En réalité, des projets de centrales existent déjà. Leur financement est pratiquement bouclé. ” Le pouvoir d’achat local ne permet pas de rendre soutenable tous les projets, explique Jean-Louis Borloo. Comme partout dans le monde, il y a toujours une partie de subventions publiques, 20 à 25 % des programmes. Or les fonds propres de ces Etats ne leur permettent pas de faire cela. ” L’idée est donc d’encourager les Etats étrangers, en particulier les pays européens, à soutenir ces projets de centrales électriques grâce à des subventions publiques. Pour réussir ce pari, il faudrait mobiliser pas moins de 50 milliards de dollars, soit 4 milliards par an durant 12 ans. C’est tout à fait réaliste pour Jean-Louis Borloo, qui rappelle que ” l’ensemble des instruments d’aide au développement dégagés par l’Europe dans le cadre financier pluriannuel s’élève à 70 milliards d’euros “.
Cet argent n’est toutefois pas uniquement alloué à l’énergie. Certaines aides sont peu ou mal utilisées. Un instrument dédié à l’électrification de l’Afrique (AREI) a été mis en place le 31 janvier dernier. Cet organe va rassembler les subventions publiques et distribuera ensuite ces fonds vers les projets de centrales électriques. ” La machine est lancée “, assure Jean-Louis Borloo. Des engagements ont été pris. Notamment de la part de la Commission européenne. Cependant, ces engagements doivent encore être mis sur papier. Ce qui se fera prochainement. Peut-être à l’occasion du prochain sommet Europe-Afrique en novembre prochain. Ce fonds soutiendra en priorité des projets d’énergies hydrauliques, photovoltaïques, éoliens, géothermiques, thermodynamiques ou de biomasse. L’Afrique possède d’énormes gisements d’énergie renouvelable. Les énergies fossiles seront néanmoins soutenues lorsque cela s’avérera nécessaire pour l’équilibre du réseau ou le développement local.

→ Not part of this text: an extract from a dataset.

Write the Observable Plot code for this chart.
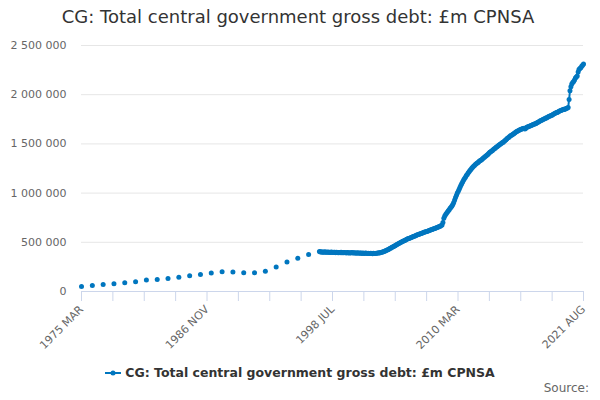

Au-delà de la mer Méditerranée, des entrepreneurs comme Laurent Van Houcke et David Oren s’inscrivent dans cette révolution énergétique. Ils expérimentent un nouveau modèle. Celui de l’autonomie et des micro-réseaux. Des technologies qui pourraient ensuite s’imposer en Europe. Créant en Afrique le laboratoire de la transition énergétique.